Gemini Robotics 1.5: DeepMind's ER↔VLA Stack Brings Agentic Robots to the Real World

September 28, 2025 · 3 min

How the stack works

DeepMind splits embodied intelligence into two cooperating models to tackle long-horizon real-world tasks. Gemini Robotics-ER 1.5 handles high-level embodied reasoning: spatial understanding, planning, progress and success estimation, point grounding, and external tool calls. Gemini Robotics 1.5 (the VLA controller) handles low-level visuomotor execution, converting visual and language inputs into motor commands while emitting explicit “think-before-act” traces to decompose long tasks into short-horizon skills.

Gemini Robotics-ER 1.5: the reasoner

ER 1.5 is a multimodal planner that ingests images and video (with optional audio), grounds references via 2D points in the scene, tracks progress, detects success, and can query external tools or APIs to fetch constraints before issuing sub-goals. That ability to call external tools makes plans conditionable on outside information, such as local rules or context-sensitive constraints. ER 1.5 is available through the Gemini API in Google AI Studio.

Gemini Robotics 1.5 (VLA): the executor

The VLA model focuses on closed-loop visuomotor control. It converts instructions and percepts into motor commands and produces explicit intermediate reasoning traces during execution. Those traces enable the system to “think” while acting, improving decomposition of long tasks and facilitating mid-task plan revisions. Initial availability of the VLA is limited to selected partners.

Why separate cognition from control

End-to-end vision-language-action models often struggle with robust planning, verifiable success detection, and transfer across different robots. By isolating deliberation and orchestration in ER 1.5 and execution in the VLA, DeepMind gains interpretability through visible internal traces, better error recovery, and improved long-horizon reliability. The modular design also makes it easier to evolve or swap components independently.

Motion Transfer across embodiments

A core contribution in Robotics 1.5 is Motion Transfer (MT). The idea is to train the VLA on a unified motion representation constructed from heterogeneous robot data sources—examples include ALOHA, a bi-arm Franka platform, and the Apptronik Apollo humanoid. With MT, skills learned on one platform can be reused zero-shot or with few-shot adaptation on another, reducing per-robot data collection and narrowing sim-to-real gaps by leveraging cross-embodiment priors.

Quantitative findings and real-hardware tests

DeepMind reports controlled A/B comparisons on real hardware and aligned MuJoCo scenes. Highlights include superior instruction following, action generalization, visual generalization, and task generalization across the three platforms compared with prior Gemini Robotics baselines. Motion Transfer yields measurable gains in progress and success for cross-robot transfers (for example, Franka→ALOHA and ALOHA→Apollo). Allowing the VLA to produce thought traces increases long-horizon completion rates and stabilizes mid-rollout plan revisions. Pairing ER 1.5 with the VLA substantially improves progress on multi-step tasks versus a Gemini-2.5-Flash-based baseline.
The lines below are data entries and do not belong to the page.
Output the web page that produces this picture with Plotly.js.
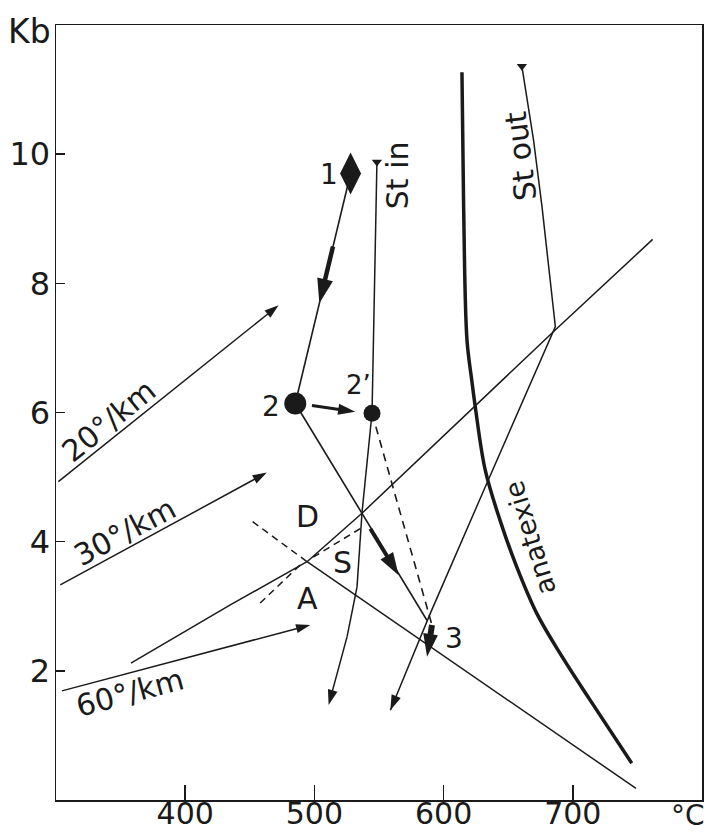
<!DOCTYPE html>
<html><head><meta charset="utf-8">
<script src="https://cdn.plot.ly/plotly-3.0.1.min.js"></script>
<style>html,body{margin:0;padding:0;background:#fff}</style>
</head><body><div id="plot" style="width:712px;height:833px"></div>
<script>
// ---- axes ----
const xTicks = [400, 500, 600, 700];
const yTicks = [2, 4, 6, 8, 10];
// ---- geotherm arrows (T °C, P kb) ----
const g20T = [301.8, 472.3], g20P = [4.93, 7.66];
const g30T = [303.3, 463.2], g30P = [3.33, 5.07];
const g60T = [304.6, 496.8], g60P = [1.69, 2.71];
// ---- Al2SiO5 boundaries ----
const adT = [358.0, 434.9, 494.3], adP = [2.12, 3.02, 3.69];
const dsT = [494.3, 536.8, 686.0, 761.8], dsP = [3.69, 4.44, 7.27, 8.68];
const asT = [494.3, 748.9], asP = [3.69, 0.18];
const asDashT = [452.2, 494.3], asDashP = [4.31, 3.69];
const adDashT = [458.0, 489.0], adDashP = [3.05, 3.64];
const dsDashT = [499.1, 537.8], dsDashP = [3.76, 4.23];
// ---- staurolite and anatexis ----
const stInT = [548.4, 544.6, 536.8, 533.0, 525.3, 514.9, 511.0];
const stInP = [9.88, 5.99, 4.44, 3.30, 2.53, 1.75, 1.47];
const stOutT = [660.6, 669.6, 676.2, 682.1, 686.5, 632.3, 607.7, 589.7, 558.8];
const stOutP = [11.36, 10.22, 9.18, 8.15, 7.33, 4.85, 3.72, 2.89, 1.39];
const anaT = [614.2, 615.5, 618.1, 621.8, 624.5, 632.2, 643.7, 656.6, 672.1, 691.7, 713.3, 745.6];
const anaP = [11.27, 9.18, 7.12, 6.50, 6.09, 5.11, 4.33, 3.61, 2.89, 2.22, 1.55, 0.57];
// ---- P-T path ----
const pt1T = [528.0], pt1P = [9.70];
const pt2T = [485.2], pt2P = [6.14];
const pt2pT = [544.6], pt2pP = [5.99];
const path12T = [528.0, 485.2], path12P = [9.70, 6.14];
const arr12T = [514.4, 503.8], arr12P = [8.57, 7.69];
const arr22pT = [498.1, 531.6], arr22pP = [6.11, 6.01];
const path23T = [485.2, 587.2], path23P = [6.14, 2.78];
const arr23T = [543.3, 565.2], arr23P = [4.20, 3.48];
const path2p3T = [544.6, 591.0], path2p3P = [5.99, 2.71];
const arr3T = [591.0, 587.2], arr3P = [2.71, 2.22];

const INK = '#1a1a1a';
const F = 'DejaVu Sans, Liberation Sans, Arial, sans-serif';

function line(x, y, w, dash, shape) {
  return {x, y, type: 'scatter', mode: 'lines', hoverinfo: 'skip',
    line: {color: INK, width: w, dash: dash || 'solid', shape: shape || 'linear', smoothing: 1}};
}
function arrowLine(x, y, w, headSize) {
  const sizes = x.map((_, i) => i === x.length - 1 ? headSize : 0);
  return {x, y, type: 'scatter', mode: 'lines+markers', hoverinfo: 'skip',
    line: {color: INK, width: w},
    marker: {symbol: 'arrow', angleref: 'previous', size: sizes, color: INK, opacity: 1, line: {width: 0}}};
}
function pts(x, y, sym, size) {
  return {x, y, type: 'scatter', mode: 'markers', hoverinfo: 'skip',
    marker: {symbol: sym, size: size, color: INK, opacity: 1, line: {width: 0}}};
}

const traces = [
  arrowLine(g20T, g20P, 1.5, 15),
  arrowLine(g30T, g30P, 1.5, 15),
  arrowLine(g60T, g60P, 1.5, 15),
  line(adT, adP, 1.5),
  line(dsT, dsP, 1.5),
  line(asT, asP, 1.5),
  line(asDashT, asDashP, 1.5, '7px,5px'),
  line(adDashT, adDashP, 1.5, '7px,5px'),
  line(dsDashT, dsDashP, 1.5, '7px,5px'),
  arrowLine(stInT, stInP, 1.5, 16),
  arrowLine(stOutT, stOutP, 1.5, 16),
  pts([stInT[0]], [stInP[0]], 'triangle-down', 9),
  pts([stOutT[0]], [stOutP[0]], 'triangle-down', 9),
  line(anaT, anaP, 3.5, 'solid', 'spline'),
  line(path12T, path12P, 1.6),
  arrowLine(arr12T, arr12P, 4.5, 26),
  line(path23T, path23P, 1.6),
  arrowLine(arr23T, arr23P, 4, 24),
  arrowLine(arr22pT, arr22pP, 3, 18),
  line(path2p3T, path2p3P, 1.6, '8px,6px'),
  arrowLine(arr3T, arr3P, 6, 24),
  pts(pt1T, pt1P, 'diamond-tall', 30),
  pts(pt2T, pt2P, 'circle', 22),
  pts(pt2pT, pt2pP, 'circle', 17)
];

function txt(text, x, y, size, angle) {
  return {text, x, y, xref: 'x', yref: 'y', showarrow: false, textangle: angle || 0,
    xanchor: 'center', yanchor: 'middle', font: {family: F, size: size, color: INK}};
}
const annotations = [
  txt('1', 511.1, 9.68, 28),
  txt('2', 466.3, 6.09, 28),
  txt('2’', 533.8, 6.42, 26),
  txt('3', 608.3, 2.50, 28),
  txt('D', 494.8, 4.39, 30),
  txt('S', 521.4, 3.67, 30),
  txt('A', 494.8, 3.12, 30),
  txt('St in', 564.5, 9.67, 30, -90),
  txt('St out', 659.5, 9.98, 30, -97),
  txt('anatexie', 666.9, 4.05, 27, -107),
  txt('20°/km', 341.3, 5.87, 30, -39),
  txt('30°/km', 353.6, 4.15, 30, -28),
  txt('60°/km', 357.3, 1.66, 30, -15),
  {text: 'Kb', xref: 'paper', yref: 'paper', x: -0.004, y: 0.991, xanchor: 'right', yanchor: 'middle',
   showarrow: false, font: {family: F, size: 33, color: INK}},
  {text: '°C', xref: 'paper', yref: 'paper', x: 0.978, y: -0.0195, xanchor: 'center', yanchor: 'middle',
   showarrow: false, font: {family: F, size: 28, color: INK}}
];

const axisCommon = {showgrid: false, zeroline: false, showline: true, mirror: true,
  linecolor: INK, linewidth: 1.5, ticks: 'inside', tickcolor: INK, tickwidth: 1.5,
  tickfont: {family: F, size: 32, color: INK}, fixedrange: true};

const layout = {
  width: 712, height: 833,
  margin: {l: 56, r: 10, t: 25, b: 33, pad: 0},
  paper_bgcolor: '#fff', plot_bgcolor: '#fff',
  showlegend: false,
  xaxis: Object.assign({}, axisCommon, {range: [300, 800], tickvals: xTicks, ticktext: xTicks.map(String),
    ticklen: 15, ticklabelstandoff: -14, tickfont: {family: F, size: 30, color: INK}}),
  yaxis: Object.assign({}, axisCommon, {range: [0, 12], tickvals: yTicks, ticktext: yTicks.map(String), ticklen: 9, ticklabelstandoff: -2}),
  annotations
};
Plotly.newPlot('plot', traces, layout, {staticPlot: true, displayModeBar: false});
</script></body></html>
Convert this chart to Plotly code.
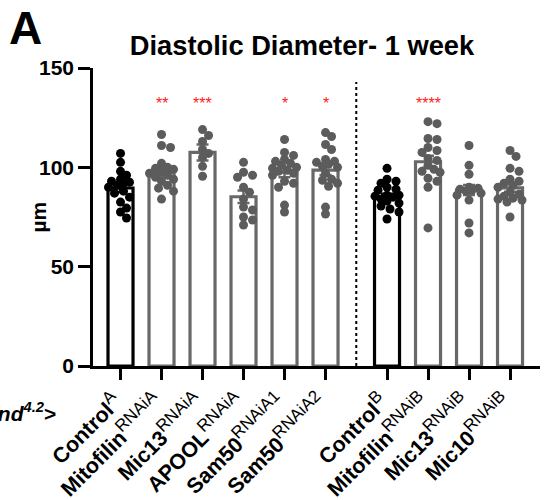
import plotly.graph_objects as go

# ---------------- data ----------------
names = ["Control", "Mitofilin", "Mic13", "APOOL", "Sam50", "Sam50",
         "Control", "Mitofilin", "Mic13", "Mic10"]
sups = ["A", "RNAiA", "RNAiA", "RNAiA", "RNAiA1", "RNAiA2",
        "B", "RNAiB", "RNAiB", "RNAiB"]
is_control = [True, False, False, False, False, False, True, False, False, False]
means = [89.6, 97.5, 107.5, 85.2, 97.5, 98.6, 85.2, 102.8, 88.6, 89.7]
sems = [2.0, 2.0, 4.0, 3.2, 2.5, 2.5, 1.5, 3.0, 2.5, 2.0]
signif = ["", "**", "***", "", "*", "*", "", "****", "", ""]

ctrlA = [107, 102.5, 98, 96, 94, 93, 92.5, 92, 91, 90, 88, 87, 85, 82.5, 79.5, 77.5, 74.5]
mitoA = [116.5, 111, 110, 102, 100, 99.5, 99, 98, 97, 96, 95, 94, 93, 91, 89.5, 88, 84]
mic13A = [119, 116, 113, 109, 107, 105, 100.5, 95.5]
apoolA = [102.5, 97.5, 96, 95, 90, 87.5, 84, 80, 78.5, 75, 73.5, 71]
sam50A1 = [114, 107.5, 106, 104, 103, 102, 101, 100, 99.5, 98.5, 98, 97, 96, 93, 92, 90, 81, 77.5]
sam50A2 = [117.5, 115.5, 111.5, 109, 104, 103, 102.5, 101.5, 100.5, 100, 97, 94, 93.5, 92, 90.5, 80, 76.5]
ctrlB = [99.5, 94, 93, 92, 90, 89, 88.5, 86, 85.5, 86, 85, 84, 83, 82, 80.5, 79, 77.5, 74]
mitoB = [123, 122, 114.5, 114, 110, 108.5, 107.5, 104.5, 103.5, 101, 99, 98, 97.5, 94.5, 93, 90, 69.5]
mic13B = [111, 101, 96.5, 90, 89.5, 89, 88.5, 88, 87, 86, 83.5, 72, 67]
mic10B = [108.5, 105.5, 99.5, 98, 94, 93, 92, 91, 90, 87.5, 86.5, 85.5, 84.5, 84, 83.5, 82.5, 75]
points = [ctrlA, mitoA, mic13A, apoolA, sam50A1, sam50A2, ctrlB, mitoB, mic13B, mic10B]

y_ticks = [0, 50, 100, 150]

# ---------------- layout constants ----------------
W, H = 548, 500
L, R, T, B = 93, 8, 68, 134
plot_w, plot_h = W - L - R, H - T - B
group_a, group_gap = 6, 1.5
positions = [i if i < group_a else i + group_gap - 1 for i in range(len(names))]
x_range = [-0.671, 10.231]
y_range = [0, 150]
px_x = plot_w / (x_range[1] - x_range[0])
px_y = plot_h / (y_range[1] - y_range[0])

FONT = "Arial, Liberation Sans"
BLACK = "#000000"
GRAY = "#686868"
DOTGRAY = "#5c5c5c"


def swarm(vals, mind=6.8, step=3.0, maxoff=14.0):
    order = sorted(range(len(vals)), key=lambda k: -vals[k])
    placed = []
    offs = [0.0] * len(vals)
    cands = [0.0]
    k = 1
    while k * step <= maxoff:
        cands += [k * step, -k * step]
        k += 1
    for idx in order:
        yy = vals[idx] * px_y
        best, bestd = None, -1
        for c in cands:
            d = min([((c - ox) ** 2 + (yy - oy) ** 2) ** 0.5 for ox, oy in placed] or [1e9])
            if d >= mind:
                best = c
                break
            if d > bestd:
                bestd, best = d, c
        placed.append((best, yy))
        offs[idx] = best / px_x
    return offs


fig = go.Figure()

for i in range(len(names)):
    c = BLACK if is_control[i] else GRAY
    fig.add_trace(go.Bar(
        x=[positions[i]], y=[means[i]], width=0.61,
        marker=dict(color="white", line=dict(color=c, width=3.2)),
        error_y=dict(type="data", array=[sems[i]], color=c, thickness=2.5, width=6),
        hoverinfo="skip",
    ))

for i in range(len(names)):
    c = BLACK if is_control[i] else DOTGRAY
    offs = swarm(points[i])
    fig.add_trace(go.Scatter(
        x=[positions[i] + o for o in offs], y=points[i], mode="markers",
        marker=dict(size=9, color=c, line=dict(width=0)),
        hoverinfo="skip",
    ))

annotations = []
for i, s in enumerate(signif):
    if s:
        annotations.append(dict(x=positions[i], y=132, xref="x", yref="y", text=s,
                                showarrow=False, font=dict(size=16, color="#ff1a1a", family=FONT)))

annotations.append(dict(x=(24 - L) / plot_w, y=0.5, xref="paper", yref="paper",
                        text="<b>µm</b>", textangle=-90, showarrow=False,
                        font=dict(size=21, color="black", family=FONT)))
annotations.append(dict(x=(7 - L) / plot_w, y=1 + (T - 28) / plot_h, xref="paper", yref="paper",
                        text="<b>A</b>", showarrow=False, xanchor="left", yanchor="middle",
                        font=dict(size=46, color="black", family=FONT)))
annotations.append(dict(x=(58 - L) / plot_w, y=-(412 - (T + plot_h)) / plot_h, xref="paper", yref="paper",
                        text="<b><i>Hand<sup>4.2</sup></i>&gt;</b>", showarrow=False,
                        xanchor="right", yanchor="middle",
                        font=dict(size=21, color="black", family=FONT)))

fig.update_layout(
    width=W, height=H,
    margin=dict(l=L, r=R, t=T, b=B, pad=0),
    plot_bgcolor="white", paper_bgcolor="white",
    showlegend=False, barmode="overlay",
    title=dict(text="<b>Diastolic Diameter- 1 week</b>", xref="container", x=302 / W,
               xanchor="center", yref="container", y=1 - 45 / H, yanchor="middle",
               font=dict(size=27.3, color="black", family=FONT)),
    annotations=annotations,
    shapes=[dict(type="line", xref="x", yref="y", x0=5.75, x1=5.75, y0=0, y1=143,
                 line=dict(color="black", width=2, dash="dot"))],
    font=dict(family=FONT, color="black"),
)

fig.update_xaxes(
    range=x_range, tickmode="array", tickvals=positions,
    ticktext=[f"<b>{n}</b><sup><span style='font-size:17px'>{s}</span></sup>"
              for n, s in zip(names, sups)],
    tickangle=-45, tickfont=dict(size=21.5, color="black", family=FONT),
    ticklabelstandoff=1, ticklabelshift=-5,
    showline=True, linecolor="black", linewidth=2.5,
    ticks="outside", ticklen=11, tickwidth=2.5, tickcolor="black",
    showgrid=False, zeroline=False, automargin=False,
)
fig.update_yaxes(
    range=y_range, tickmode="array", tickvals=y_ticks,
    ticktext=[f"<b>{v}</b>" for v in y_ticks],
    tickfont=dict(size=21, color="black", family=FONT),
    showline=True, linecolor="black", linewidth=2.5,
    ticks="outside", ticklen=12, tickwidth=2.5, tickcolor="black",
    showgrid=False, zeroline=False, automargin=False,
)

fig.write_html("out.html", config={"displayModeBar": False},
               post_script="document.body.style.margin='0';document.body.style.overflow='hidden';")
Safety, evaluation, and rollout

DeepMind layers safety controls across the stack: policy-aligned dialog and planning checks, safety-aware grounding to avoid pointing at hazardous objects, low-level physical limits, and expanded evaluation suites such as ASIMOV-style scenarios and automated red-teaming to probe edge-case failures. The goal is to catch hallucinated affordances or nonexistent objects before actuation. ER 1.5 is available via the Gemini API with docs and preview controls; the VLA is initially accessible to select partners with a public waitlist.

Why this matters for real-world agents

Gemini Robotics 1.5 operationalizes a clear separation between deliberation and execution, adds Motion Transfer to reuse data across heterogeneous robots, and surfaces reasoning outputs like point grounding and progress estimation to developers. For teams building embodied agents, the design reduces per-platform data burden, strengthens long-horizon reliability, and keeps safety testing and guardrails central to deployment.